Deal or No Deal – 2007

As I mentioned earlier we didn’t have a positive response from Mindscape when we first mentioned Deal or No Deal back in 2006 but they came to us in 2007 and initially asked us to do a PC game for their French version of the show “A Prendre ou a Laisser”.

It was our first move away from our now comfort zone of puzzle games. We had to do scary stuff like timeline animations, Flash, motion graphics, Poser. But we learned them all as quick as we could and rushed out the offering for France. It made me laugh finding a video of people playing it on Youtube. We worried at the time that the characters were fidgeting and scratching their heads to much. TBF it looks like some have a bad case of head lice. Anyhow it went down well at the time and we got the gigs for Italy and Germany too.

Deal or No Deal Germany
Deal or No Deal for Italy

Then we got the UK one which we thought would be a wonderful deal to land. It was us, with Mindscape and Endemol.

I had great fun using Poser to make the contestant’s faces. They are named after all our kids (Dixie, Jenny, Bonnie, Isaac and True ((Rio was yet to be born))) and aged up to what I thought they might look like as adults. Prince Harry is in there too as he was my favourite royal. Also some friends such as Keda. Dave and Sian were also originally in the game too but….

The project manager wasn’t tech savvy, and was therefore a bit of an annoyance with unrealistic, diva, pedantic and costly demands at the time. So when she saw the name Sian and assumed it was a homage to herself, as we had the same name, I thought nah I’d rather there be no Sian and not be in my own game than give her the pleasure of thinking I had any respect for her. So we changed Sian to Sue at the last minute. Dave became Bernie in solidarity.
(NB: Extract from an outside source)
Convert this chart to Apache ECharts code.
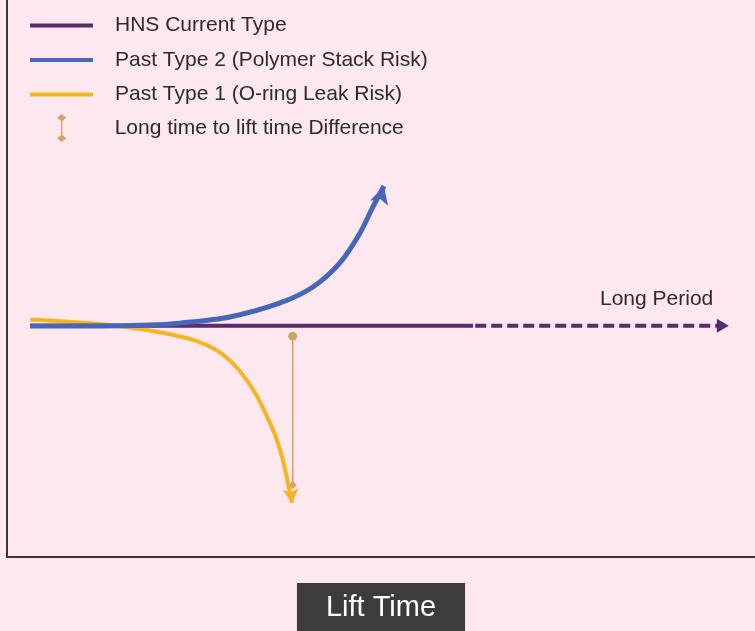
<!DOCTYPE html>
<html>
<head>
<meta charset="utf-8">
<script src="https://cdn.jsdelivr.net/npm/echarts@6/dist/echarts.min.js"></script>
<style>
  html, body { margin: 0; padding: 0; background: #fce8ee; }
  #chart { width: 755px; height: 631px; }
</style>
</head>
<body>
<div id="chart"></div>
<script>
// series names
const names = [
    "HNS Current Type",
    "Past Type 2 (Polymer Stack Risk)",
    "Past Type 1 (O-ring Leak Risk)",
    "Long time to lift time Difference"
]

// HNS current type: flat, solid part then dashed "long period" part
const hnsSolid = [[3.1, 0], [62.3, 0]]
const hnsDashed = [[62.6, 0], [95.7, 0]]

// past type 2 rises up
const pastType2 = [
    [3.1, -0.1], [12.4, -0.1], [19.1, 0.2], [23.1, 0.8], [29.8, 2.7],
    [36.5, 7.0], [40.9, 11.9], [44.5, 19.3], [47.2, 28.5], [48.9, 36.4], [50.4, 42.9]
]

// past type 1 falls down
const pastType1 = [
    [3.1, 1.8], [7.1, 1.4], [12.4, 0.5], [17.8, -1.0], [21.8, -2.6], [25.1, -4.5],
    [27.8, -7.2], [29.8, -10.7], [31.4, -14.7], [33.2, -20.7], [34.6, -27.1],
    [36.0, -34.5], [37.0, -42.4], [38.1, -54.4]
]

// difference marker
const diffLine = [[38.2, -3.2], [38.2, -48.9]]

const purple = "#5a2a6a"
const blue = "#4666b9"
const yellow = "#f4b520"
const brown = "#d2a06a"
const textColor = "#2e2a2c"
const font = "Liberation Sans, Arial, sans-serif"

// put an arrow on the last point of a series
function withArrow(points, symbol, rotate, size) {
    return points.map(function (p, i) {
        if (i < points.length - 1) return p
        return { value: p, symbol: symbol, symbolRotate: rotate, symbolSize: size }
    })
}

let chart = echarts.init(document.getElementById("chart"))
let option = {
    backgroundColor: "#fce8ee",
    animation: false,
    textStyle: { fontFamily: font },
    grid: { left: 7, right: 0, top: 0, bottom: 74, outerBoundsMode: "none", containLabel: false },
    legend: [
        {
            orient: "vertical",
            left: 30,
            top: 15,
            padding: 0,
            itemWidth: 63,
            itemHeight: 4,
            itemGap: 13.5,
            icon: "rect",
            textStyle: { fontSize: 21, color: textColor, padding: [0, 0, 0, 17] },
            data: names.slice(0, 3)
        },
        {
            orient: "vertical",
            left: 57,
            top: 114,
            padding: 0,
            itemWidth: 10,
            itemHeight: 28,
            icon: "path://M5,0L10,4L5,8L0,4ZM4.3,4L5.7,4L5.7,26L4.3,26ZM5,22L10,26L5,30L0,26Z",
            textStyle: { fontSize: 21, color: textColor, padding: [0, 0, 0, 43] },
            data: [names[3]]
        }
    ],
    xAxis: {
        type: "value",
        min: 0,
        max: 100,
        axisLine: { show: true, onZero: false, lineStyle: { color: "#3a3436", width: 2 } },
        axisTick: { show: false },
        axisLabel: { show: false },
        splitLine: { show: false },
        name: "Lift Time",
        nameLocation: "middle",
        nameGap: 26,
        nameTextStyle: {
            color: "#ffffff",
            fontSize: 29,
            backgroundColor: "#3d3b3c",
            padding: [10, 29, 10, 29]
        }
    },
    yAxis: {
        type: "value",
        min: -71,
        max: 100,
        axisLine: { show: true, onZero: false, lineStyle: { color: "#3a3436", width: 2 } },
        axisTick: { show: false },
        axisLabel: { show: false },
        splitLine: { show: false }
    },
    graphic: [
        {
            type: "text",
            left: 600,
            top: 289,
            style: { text: "Long Period", fontSize: 21, fill: textColor, fontFamily: font }
        }
    ],
    series: [
        {
            name: names[0],
            type: "line",
            data: hnsSolid,
            symbol: "none",
            color: purple,
            lineStyle: { color: purple, width: 4 },
            z: 3
        },
        {
            name: names[0],
            type: "line",
            data: withArrow(hnsDashed, "triangle", -90, [14, 12]),
            symbol: "none",
            color: purple,
            itemStyle: { color: purple },
            lineStyle: { color: purple, width: 4, type: [11, 5] },
            z: 3
        },
        {
            name: names[1],
            type: "line",
            data: withArrow(pastType2, "arrow", -16, [14, 18]),
            symbol: "none",
            smooth: 0.3,
            color: blue,
            itemStyle: { color: blue },
            lineStyle: { color: blue, width: 5 },
            z: 4
        },
        {
            name: names[2],
            type: "line",
            data: withArrow(pastType1, "arrow", -174, [12, 14]),
            symbol: "none",
            smooth: 0.3,
            color: yellow,
            itemStyle: { color: yellow },
            lineStyle: { color: yellow, width: 4 },
            z: 2
        },
        {
            name: names[3],
            type: "line",
            data: [
                { value: diffLine[0], symbol: "circle", symbolSize: 9 },
                { value: diffLine[1], symbol: "diamond", symbolSize: 8 }
            ],
            symbol: "none",
            color: brown,
            itemStyle: { color: brown },
            lineStyle: { color: brown, width: 1.5 },
            z: 1
        }
    ]
}
chart.setOption(option)
</script>
</body>
</html>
Deal or No Deal Game Screen

The boxed PC game was number 1 in the charts in Tesco when I was doing my shopping one day. I said to the kids in the trolley “Look there’s our game”. Then one of them started getting agitated and I had to wheel on to the produce aisle. I imagine pop stars had a much better experience when they see their records and CDs in the shops. I see it from time to time in charity shops and have a chuckle.